> [What to do]: Begin with the first line and repeat exactly through the line containing "const fmt = d"; leave every image out.

> [Collected data]:

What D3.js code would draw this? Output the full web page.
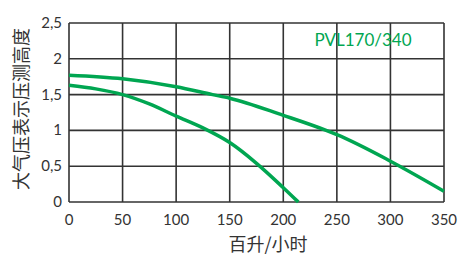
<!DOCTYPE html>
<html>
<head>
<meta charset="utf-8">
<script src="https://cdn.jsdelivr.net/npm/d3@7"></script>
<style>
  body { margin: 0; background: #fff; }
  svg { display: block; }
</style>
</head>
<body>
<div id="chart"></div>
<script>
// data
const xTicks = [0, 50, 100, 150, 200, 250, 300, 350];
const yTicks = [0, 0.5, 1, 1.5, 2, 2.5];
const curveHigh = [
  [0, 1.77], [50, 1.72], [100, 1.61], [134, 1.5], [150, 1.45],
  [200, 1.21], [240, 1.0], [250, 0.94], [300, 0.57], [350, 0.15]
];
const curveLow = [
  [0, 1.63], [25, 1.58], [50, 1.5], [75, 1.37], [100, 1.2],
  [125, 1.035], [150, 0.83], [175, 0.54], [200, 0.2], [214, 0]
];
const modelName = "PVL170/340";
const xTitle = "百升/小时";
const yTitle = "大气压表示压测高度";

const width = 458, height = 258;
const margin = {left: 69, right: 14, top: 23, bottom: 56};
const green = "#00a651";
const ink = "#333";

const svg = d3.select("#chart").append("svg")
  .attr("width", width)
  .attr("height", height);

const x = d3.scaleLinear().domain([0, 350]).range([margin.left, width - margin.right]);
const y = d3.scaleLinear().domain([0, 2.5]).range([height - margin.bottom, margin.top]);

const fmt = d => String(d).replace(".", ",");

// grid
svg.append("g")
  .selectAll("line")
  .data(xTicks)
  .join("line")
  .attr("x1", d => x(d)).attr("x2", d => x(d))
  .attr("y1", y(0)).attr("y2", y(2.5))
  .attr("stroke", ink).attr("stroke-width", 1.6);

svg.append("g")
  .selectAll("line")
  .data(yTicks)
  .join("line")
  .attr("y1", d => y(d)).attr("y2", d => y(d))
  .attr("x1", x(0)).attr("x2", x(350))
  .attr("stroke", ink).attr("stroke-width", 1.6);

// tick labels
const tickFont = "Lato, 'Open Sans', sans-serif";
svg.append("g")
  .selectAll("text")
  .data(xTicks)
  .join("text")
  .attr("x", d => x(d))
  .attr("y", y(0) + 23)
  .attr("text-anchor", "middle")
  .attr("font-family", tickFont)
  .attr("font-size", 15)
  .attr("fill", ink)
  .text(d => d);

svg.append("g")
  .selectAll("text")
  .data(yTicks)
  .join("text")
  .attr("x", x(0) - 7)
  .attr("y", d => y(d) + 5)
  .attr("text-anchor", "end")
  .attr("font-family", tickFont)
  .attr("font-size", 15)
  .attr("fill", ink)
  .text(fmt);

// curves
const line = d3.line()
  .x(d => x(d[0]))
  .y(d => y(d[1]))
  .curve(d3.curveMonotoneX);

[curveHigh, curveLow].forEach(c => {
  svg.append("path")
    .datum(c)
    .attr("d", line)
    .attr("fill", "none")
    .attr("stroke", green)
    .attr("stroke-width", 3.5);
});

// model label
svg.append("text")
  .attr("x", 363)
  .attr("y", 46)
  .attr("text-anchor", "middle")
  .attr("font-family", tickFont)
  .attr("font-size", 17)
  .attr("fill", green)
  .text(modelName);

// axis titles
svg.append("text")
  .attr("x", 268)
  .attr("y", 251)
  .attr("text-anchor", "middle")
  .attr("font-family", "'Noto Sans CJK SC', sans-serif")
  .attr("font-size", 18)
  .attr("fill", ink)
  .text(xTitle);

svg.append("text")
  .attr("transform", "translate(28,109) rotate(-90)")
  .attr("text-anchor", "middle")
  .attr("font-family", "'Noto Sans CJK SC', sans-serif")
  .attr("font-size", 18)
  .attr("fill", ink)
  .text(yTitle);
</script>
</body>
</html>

> [Full solution]:
What D3.js code would draw this? Output the full web page.
<!DOCTYPE html>
<html>
<head>
<meta charset="utf-8">
<script src="https://cdn.jsdelivr.net/npm/d3@7"></script>
<style>
  body { margin: 0; background: #fff; }
  svg { display: block; }
</style>
</head>
<body>
<div id="chart"></div>
<script>
// data
const xTicks = [0, 50, 100, 150, 200, 250, 300, 350];
const yTicks = [0, 0.5, 1, 1.5, 2, 2.5];
const curveHigh = [
  [0, 1.77], [50, 1.72], [100, 1.61], [134, 1.5], [150, 1.45],
  [200, 1.21], [240, 1.0], [250, 0.94], [300, 0.57], [350, 0.15]
];
const curveLow = [
  [0, 1.63], [25, 1.58], [50, 1.5], [75, 1.37], [100, 1.2],
  [125, 1.035], [150, 0.83], [175, 0.54], [200, 0.2], [214, 0]
];
const modelName = "PVL170/340";
const xTitle = "百升/小时";
const yTitle = "大气压表示压测高度";

const width = 458, height = 258;
const margin = {left: 69, right: 14, top: 23, bottom: 56};
const green = "#00a651";
const ink = "#333";

const svg = d3.select("#chart").append("svg")
  .attr("width", width)
  .attr("height", height);

const x = d3.scaleLinear().domain([0, 350]).range([margin.left, width - margin.right]);
const y = d3.scaleLinear().domain([0, 2.5]).range([height - margin.bottom, margin.top]);

const fmt = d => String(d).replace(".", ",");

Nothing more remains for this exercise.